Showing posts with label Private Equity. Show all posts
Showing posts with label Private Equity. Show all posts

Monday, December 7, 2009

We Didn't Start the Fire

[This post originally appeared at The Epicurean Dealmaker on December 7, 2009. It is reproduced here in its entirety.]

Rob Slolom: "Wow. Eight Oscars, 400 million dollars at the box office, and you saved Tugg Speedman's career."
Les Grossman: "I couldn't have done it without you."
Rob Slolom: "Really?"
Les Grossman: "No, dickhead. Of course I could. A nutless monkey could do your job.

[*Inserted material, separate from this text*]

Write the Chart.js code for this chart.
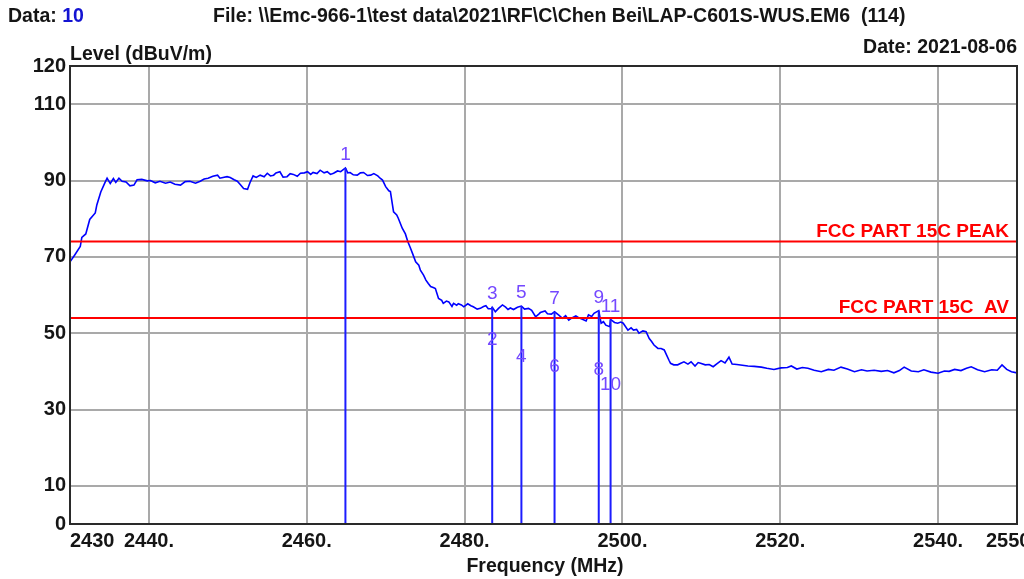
<!DOCTYPE html>
<html>
<head>
<meta charset="utf-8">
<script src="https://cdn.jsdelivr.net/npm/chart.js@4.4.1/dist/chart.umd.min.js"></script>
<style>
  html, body { margin: 0; padding: 0; background: #fff; }
  #wrap { width: 1024px; height: 579px; position: relative; }
</style>
</head>
<body>
<div id="wrap"><canvas id="c" width="1024" height="579"></canvas></div>
<script>
// Spectrum trace (MHz / dBuV/m)
const freq = [
  2430.0, 2430.6, 2431.3, 2431.5, 2432.0, 2432.5, 2433.2, 2433.4, 2433.9, 2434.4,
  2434.7, 2435.1, 2435.5, 2435.8, 2436.2, 2436.6, 2437.1, 2437.6, 2438.1, 2438.5,
  2439.1, 2439.8, 2440.2, 2440.8, 2441.4, 2442.1, 2442.7, 2443.3, 2444.0, 2444.6,
  2445.2, 2445.9, 2446.5, 2447.0, 2447.5, 2448.1, 2448.7, 2449.0, 2449.4, 2449.9,
  2450.3, 2450.8, 2451.2, 2451.6, 2452.0, 2452.5, 2452.8, 2453.2, 2453.6, 2454.1,
  2454.6, 2455.0, 2455.4, 2455.8, 2456.1, 2456.6, 2457.0, 2457.5, 2457.9, 2458.3,
  2458.8, 2459.2, 2459.7, 2460.1, 2460.5, 2460.8, 2461.3, 2461.7, 2462.2, 2462.6,
  2463.0, 2463.4, 2463.9, 2464.3, 2464.9, 2465.2, 2465.5, 2465.9, 2466.4, 2466.8,
  2467.2, 2467.7, 2468.1, 2468.5, 2469.0, 2469.3, 2469.6, 2470.0, 2470.4, 2470.6,
  2471.0, 2471.4, 2471.6, 2472.1, 2472.5, 2472.8, 2473.1, 2473.4, 2473.8, 2474.2,
  2474.4, 2474.8, 2475.1, 2475.4, 2475.7, 2476.1, 2476.3, 2476.7, 2477.1, 2477.3,
  2477.7, 2478.0, 2478.4, 2478.6, 2479.0, 2479.2, 2479.6, 2479.9, 2480.4, 2480.8,
  2481.1, 2481.6, 2482.0, 2482.4, 2482.7, 2483.0, 2483.4, 2483.5, 2483.9, 2484.3,
  2484.8, 2485.2, 2485.5, 2485.8, 2486.2, 2486.7, 2487.2, 2487.6, 2488.1, 2488.5,
  2489.0, 2489.4, 2489.6, 2490.2, 2490.5, 2491.0, 2491.4, 2491.9, 2492.4, 2492.8,
  2493.2, 2493.6, 2494.1, 2494.5, 2495.0, 2495.4, 2495.7, 2496.1, 2496.4, 2497.0,
  2497.3, 2497.6, 2497.9, 2498.4, 2498.5, 2499.0, 2499.4, 2499.8, 2500.1, 2500.7,
  2501.1, 2501.4, 2501.8, 2502.1, 2502.6, 2503.0, 2503.4, 2503.7, 2504.0, 2504.5,
  2504.9, 2505.3, 2505.5, 2505.9, 2506.1, 2506.5, 2507.0, 2507.4, 2507.8, 2508.3,
  2508.7, 2509.2, 2509.6, 2509.9, 2510.5, 2511.0, 2511.5, 2512.0, 2512.5, 2513.0,
  2513.5, 2513.9, 2514.5, 2515.2, 2515.9, 2516.7, 2517.6, 2518.3, 2519.2, 2520.1,
  2520.9, 2521.4, 2522.1, 2522.8, 2523.5, 2524.3, 2525.2, 2526.1, 2526.8, 2527.7,
  2528.5, 2529.4, 2530.3, 2531.0, 2531.9, 2532.8, 2533.6, 2534.4, 2535.1, 2535.7,
  2536.6, 2537.5, 2538.2, 2539.1, 2540.0, 2540.8, 2541.4, 2542.1, 2542.9, 2543.6,
  2544.2, 2545.0, 2545.9, 2546.8, 2547.5, 2548.1, 2548.7, 2549.3, 2550.0
];
const level = [
  68.7, 70.5, 72.7, 75.1, 76.0, 79.8, 81.5, 83.6, 87.0, 89.3,
  90.6, 89.2, 90.5, 89.5, 90.6, 89.8, 89.6, 88.6, 88.8, 90.2,
  90.3, 89.9, 90.0, 89.4, 89.8, 89.3, 89.6, 89.0, 88.8, 89.7,
  89.8, 89.3, 89.8, 90.4, 90.6, 91.1, 91.4, 90.6, 90.8, 91.0,
  90.8, 90.2, 89.8, 88.9, 87.9, 87.7, 89.4, 91.2, 90.8, 91.4,
  91.0, 91.9, 91.2, 91.4, 92.0, 92.3, 90.9, 91.0, 91.8, 91.6,
  91.1, 91.9, 92.0, 92.3, 91.6, 92.1, 91.8, 92.7, 92.0, 92.3,
  91.6, 91.9, 92.5, 92.3, 93.3, 92.0, 92.1, 91.5, 91.4, 92.0,
  92.1, 91.3, 91.4, 91.8, 91.2, 90.6, 90.1, 88.4, 87.3, 87.1,
  81.8, 81.0, 80.1, 77.5, 76.0, 74.0, 72.5, 70.9, 68.7, 67.8,
  66.5, 65.2, 63.9, 63.0, 62.2, 61.9, 61.7, 59.1, 58.6, 57.8,
  58.4, 58.2, 57.0, 57.8, 57.3, 57.7, 57.4, 56.9, 57.7, 57.2,
  56.9, 56.3, 56.5, 57.0, 57.2, 56.4, 56.4, 56.8, 55.6, 56.5,
  57.4, 56.8, 56.2, 56.6, 56.2, 56.8, 57.1, 56.3, 56.5, 56.0,
  54.3, 55.0, 55.4, 55.8, 55.1, 55.0, 55.6, 54.8, 53.9, 54.6,
  53.4, 54.0, 54.5, 54.0, 53.6, 53.2, 54.8, 54.4, 55.2, 55.9,
  52.6, 53.0, 52.1, 51.7, 53.6, 52.8, 52.6, 52.9, 52.6, 50.8,
  51.4, 50.8, 51.0, 50.0, 50.6, 50.4, 48.6, 47.8, 46.9, 46.0,
  46.0, 45.6, 44.7, 42.9, 42.1, 41.7, 41.7, 42.1, 42.5, 41.9,
  42.5, 41.4, 42.3, 42.1, 41.7, 41.8, 41.2, 42.0, 42.8, 42.2,
  43.7, 41.9, 41.8, 41.6, 41.4, 41.3, 41.1, 40.8, 40.5, 40.9,
  41.0, 41.4, 40.6, 41.0, 40.8, 40.3, 39.9, 40.5, 40.3, 41.1,
  40.6, 39.9, 40.4, 40.1, 40.3, 40.0, 40.2, 39.6, 40.2, 41.1,
  40.1, 39.9, 40.4, 39.8, 39.5, 40.1, 40.0, 40.5, 40.2, 40.8,
  41.2, 40.4, 39.9, 40.4, 40.3, 41.7, 40.5, 39.9, 39.6
];

const yTicks = [0, 10, 30, 50, 70, 90, 110, 120];
const xTicks = [2430, 2440, 2460, 2480, 2500, 2520, 2540, 2550];
const xTickLabels = ['2430', '2440.', '2460.', '2480.', '2500.', '2520.', '2540.', '2550'];

const limitLevels = [74, 54];
const limitLabels = ['FCC PART 15C PEAK', 'FCC PART 15C  AV'];

// peak markers (odd numbers) and average markers (even numbers)
const peakFreq = [2464.9, 2483.5, 2487.2, 2491.4, 2497.0, 2498.5];
const peakLevel = [93.3, 56.8, 57.1, 55.6, 55.9, 53.6];
const peakNames = ['1', '3', '5', '7', '9', '11'];
const avgFreq = [2483.5, 2487.2, 2491.4, 2497.0, 2498.5];
const avgLevel = [44.8, 40.3, 37.7, 36.9, 33.0];
const avgNames = ['2', '4', '6', '8', '10'];

const FONT = '"Liberation Sans", Arial, sans-serif';
const TEXT = '#151515';
const GRID = '#a9a9a9';

const datasets = [];
peakFreq.forEach((f, i) => {
  datasets.push({
    data: [{ x: f, y: 0 }, { x: f, y: peakLevel[i] }],
    borderColor: '#1c1cff', borderWidth: 2, pointRadius: 0, order: 1
  });
});
limitLevels.forEach(l => {
  datasets.push({
    data: [{ x: xTicks[0], y: l }, { x: xTicks[xTicks.length - 1], y: l }],
    borderColor: '#ff0000', borderWidth: 2, pointRadius: 0, order: 2
  });
});
datasets.push({
  data: freq.map((f, i) => ({ x: f, y: level[i] })),
  borderColor: '#0000ff', borderWidth: 1.6, pointRadius: 0, tension: 0, order: 3
});

const overlay = {
  id: 'overlay',
  afterDraw(chart) {
    const ctx = chart.ctx;
    const xs = chart.scales.x, ys = chart.scales.y;
    const area = chart.chartArea;
    ctx.save();

    // frame
    ctx.strokeStyle = '#2a2a2a';
    ctx.lineWidth = 2;
    ctx.strokeRect(area.left, area.top, area.right - area.left, area.bottom - area.top);

    // header
    ctx.font = 'bold 19.5px ' + FONT;
    ctx.textBaseline = 'alphabetic';
    ctx.textAlign = 'left';
    ctx.fillStyle = TEXT;
    ctx.fillText('Data: ', 8, 22);
    const w = ctx.measureText('Data: ').width;
    ctx.fillStyle = '#1414d2';
    ctx.fillText('10', 8 + w, 22);
    ctx.fillStyle = TEXT;
    ctx.fillText('File: \\\\Emc-966-1\\test data\\2021\\RF\\C\\Chen Bei\\LAP-C601S-WUS.EM6  (114)', 213, 22);
    ctx.fillText('Level (dBuV/m)', 70, 60);
    ctx.textAlign = 'right';
    ctx.fillText('Date: 2021-08-06', 1017, 53);
    ctx.textAlign = 'center';
    ctx.fillText('Frequency (MHz)', 545, 572);

    // x tick labels
    ctx.font = 'bold 20px ' + FONT;
    xTicks.forEach((v, i) => {
      const px = xs.getPixelForValue(v);
      if (i === 0) { ctx.textAlign = 'left'; ctx.fillText(xTickLabels[i], px, 547); }
      else if (i === xTicks.length - 1) { ctx.textAlign = 'left'; ctx.fillText(xTickLabels[i], px - 31, 547); }
      else { ctx.textAlign = 'center'; ctx.fillText(xTickLabels[i], px, 547); }
    });

    // limit labels
    ctx.font = 'bold 19px ' + FONT;
    ctx.fillStyle = '#ff0000';
    ctx.textAlign = 'right';
    limitLevels.forEach((l, i) => {
      ctx.fillText(limitLabels[i], 1009, ys.getPixelForValue(l) - 5);
    });

    // marker labels
    ctx.font = '19px ' + FONT;
    ctx.fillStyle = '#7448ff';
    ctx.textAlign = 'center';
    ctx.textBaseline = 'middle';
    peakFreq.forEach((f, i) => {
      ctx.fillText(peakNames[i], xs.getPixelForValue(f), ys.getPixelForValue(peakLevel[i]) - 13);
    });
    avgFreq.forEach((f, i) => {
      ctx.fillText(avgNames[i], xs.getPixelForValue(f), ys.getPixelForValue(avgLevel[i]) - 13);
    });
    ctx.restore();
  }
};

new Chart(document.getElementById('c'), {
  type: 'line',
  data: { datasets: datasets },
  options: {
    responsive: false,
    animation: false,
    devicePixelRatio: 1,
    layout: { padding: { top: 66, right: 7, bottom: 55, left: 0 } },
    plugins: { legend: { display: false }, tooltip: { enabled: false } },
    scales: {
      x: {
        type: 'linear', min: 2430, max: 2550,
        afterBuildTicks: s => { s.ticks = xTicks.map(v => ({ value: v })); },
        afterFit: s => { s.height = 0; },
        ticks: { display: false },
        grid: { color: GRID, lineWidth: 2, drawTicks: false },
        border: { color: '#2a2a2a', width: 2 }
      },
      y: {
        min: 0, max: 120,
        afterBuildTicks: s => { s.ticks = yTicks.map(v => ({ value: v })); },
        afterFit: s => { s.width = 70; },
        ticks: { color: TEXT, font: { family: FONT, size: 20, weight: 'bold' }, padding: 4 },
        grid: { color: GRID, lineWidth: 2, drawTicks: false },
        border: { color: '#2a2a2a', width: 2 }
      }
    }
  },
  plugins: [overlay]
});
</script>
</body>
</html>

Now, go get drunk and take credit at all the parties."
Rob Slolom: "I wouldn't do that."
Les Grossman: "Ah ... joking. "
Rob Slolom: "Ah, there he is! Funny. You're a funny guy."
Les Grossman: "Yeah. But seriously, a nutless monkey could do your job."

— Tropic Thunder


For what it is worth, O Dearly Beloved, you cannot count me among the rabid, spittle-flecked populists who lump private equity plutocrats in with venal investment bankers, clueless commercial bankers, meretricious mortgage brokers, and Nancy Pelosi's manicurist as the principal agents of our current economic desuetude. While it is true that many of these would-be Captains of Industry did purchase companies at preposterously high valuations in 2006 and 2007 at the orgiastic climax of the Sino-Greenspan credit bubble, the most the majority of these hapless boobs can be accused of is getting their wee-wees caught in the woodchipper of mistaken opportunity.

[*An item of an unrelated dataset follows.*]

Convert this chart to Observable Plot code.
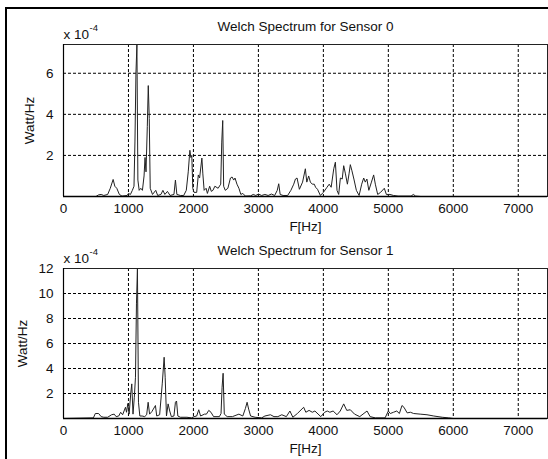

Vast herds of professional morons in the fixed income investor community apparently thought it was a brilliant idea to offer virtually limitless quantities of debt at virtually invisible interest rates with virtually zero credit protection to picayune ex-investment bankers so the latter could snap up the flower of American (and global) industry at 250% of retail. With limited exceptions, said PE types said "What the hell," and signed on the dotted line. After all, their fiduciary and professional duty to their own investors is simply to maximize returns on contributed capital. And, in the unexpected case their investments went belly up, the PE professionals and their limited partners could just hand over the keys to the failed portfolio companies to their embarrassed lenders. What was not to like?

Of course, many of the overlevered companies owned by private equity firms are now struggling or have failed entirely. Hundreds if not thousands of employees who worked at these investments have been laid off, and thousands if not millions of citizens whose pension funds or universities invested in their shitty debt have taken it in the neck. But caveat emptor, eh?